1) Activity data quality
If activity capture is inconsistent, Pipeline Inspection becomes a heatmap of lies. That’s not a UI issue. That’s a process issue.
2) Reporting continuity during migrations
Sales Engagement changes and native moves tend to break dashboards. If leadership loses trust in the numbers, they stop using them. Then your CRM becomes a compliance tool. RIP.
3) Permissions and autonomous updates
Autonomous updates sound great until an agent writes to the wrong field. Then you spend a week in damage control. Lock fields. Start with a narrow scope.
The adoption playbook: do less, but do it for real
For each of the 10 changes above, the adoption pattern is the same:
- Pick the outcome metric (meetings booked, reply-to-meeting time, stage velocity, win rate)
- Pick one workflow (inbound qualify, outbound sequence, late-stage risk)
- Turn on one change
- Measure weekly
- Expand only after it works
If you roll out 10 changes at once, you learn nothing and break everything.
Salesforce vs Chronic: when to keep Salesforce, when to run outbound autonomously
Salesforce stays the system of record for a reason. Big orgs need it. Complex permissions, objects, and forecasting.

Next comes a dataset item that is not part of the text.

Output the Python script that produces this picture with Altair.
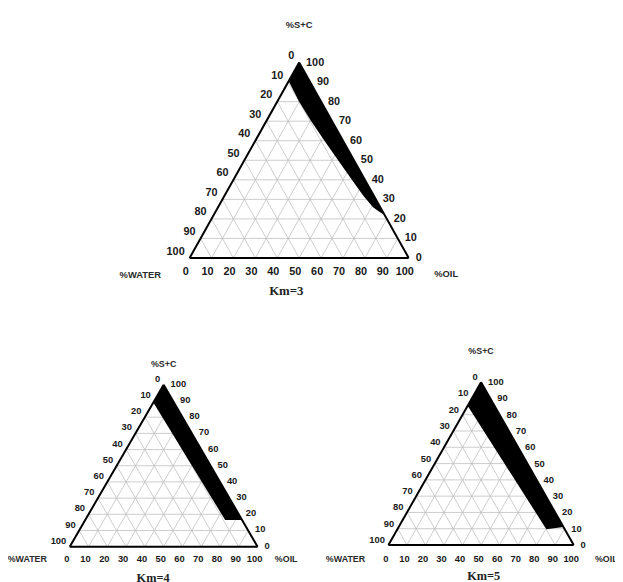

Fine.
But if you are an SMB or an agency, ask one brutal question:
Do you want a database, or do you want meetings booked?
Keep Salesforce when:
- You run complex multi-team workflows across sales, service, and ops
- You need deep object customization and governance
- You already have dedicated RevOps/admin support to maintain it
Run outbound autonomously with Chronic when:
- Your pipeline problem is not “CRM configuration,” it’s “nobody replies”
- You depend on a patchwork of tools for lead sourcing, enrichment, sequencing, scoring, and booking
- Your team is small and per-seat pricing punishes growth
Chronic runs outbound end-to-end, till the meeting is booked. Pipeline on autopilot. It covers:
- ICP targeting with the ICP Builder
- Always-on enrichment via Lead Enrichment
- Scoring that’s actually built for outbound using AI Lead Scoring
- Personalization at scale with the AI Email Writer
- A single place to see work moving in the Sales Pipeline
And if you want the blunt comparison:
- Salesforce is powerful and expensive. Chronic is $99 with unlimited seats and runs the process.
- Full breakdown: Chronic vs Salesforce
If you’re still trying to bolt outbound onto Salesforce, read this next:
- CRM That Updates Itself Is Not the Point. CRM That Executes Is.
- Copilots Write. Agents Execute. Here’s What “Agentic CRM” Actually Changes in Your Funnel
- The “Next Best Action” Engine for Outbound: A Simple Scoring Model That Tells Reps Who to Contact Today
FAQ
What’s the single biggest pipeline win in the Salesforce Summer ’26 release notes for Sales Cloud?
Pipeline Inspection’s Activity heatmap and Contacts visibility. It speeds up deal triage and forces accountability on stale deals. (salesforceben.com)
Will Sales Engagement moving native break my reporting?
It can. Migration changes where engagement data lives and can deprecate existing dashboards. Inventory dependencies, rehearse in sandbox, and validate parity before you trust trendlines again. (salesforcedictionary.com)
Do I need Einstein Conversation Insights for the new Pipeline Inspection activity view?
Summer ’26 sources and commentary call out prerequisites like ECI and activity capture for certain pipeline inspection views. If you want reliable engagement signal, you need consistent capture and the right licensing setup. (salesforceben.com)
When does Summer ’26 actually hit production?
Salesforce’s announcement says available June 15, 2026, and release-tracking sources cite GA waves starting June 13, 2026. Plan for mid-June, then watch your instance schedule. (salesforce.com)
Why do SMBs still buy Apollo and other tools on top of Salesforce?
Because Salesforce alone rarely covers the full outbound stack: lead sourcing, enrichment, sequencing, deliverability, and scheduling. The math stacks quickly: Salesforce Enterprise ($165/user/month), Apollo paid tiers ($49-$119/user/month), plus schedulers and sequencing tools. (techradar.com)
What’s the cleanest way to decide between keeping Salesforce and moving outbound execution to Chronic?
If Salesforce is your system of record, keep it. If your revenue problem is outbound execution, run outbound autonomously with Chronic and stop paying the tool-sprawl tax. Start with one segment, one offer, one sequence, and measure meetings booked in 30 days.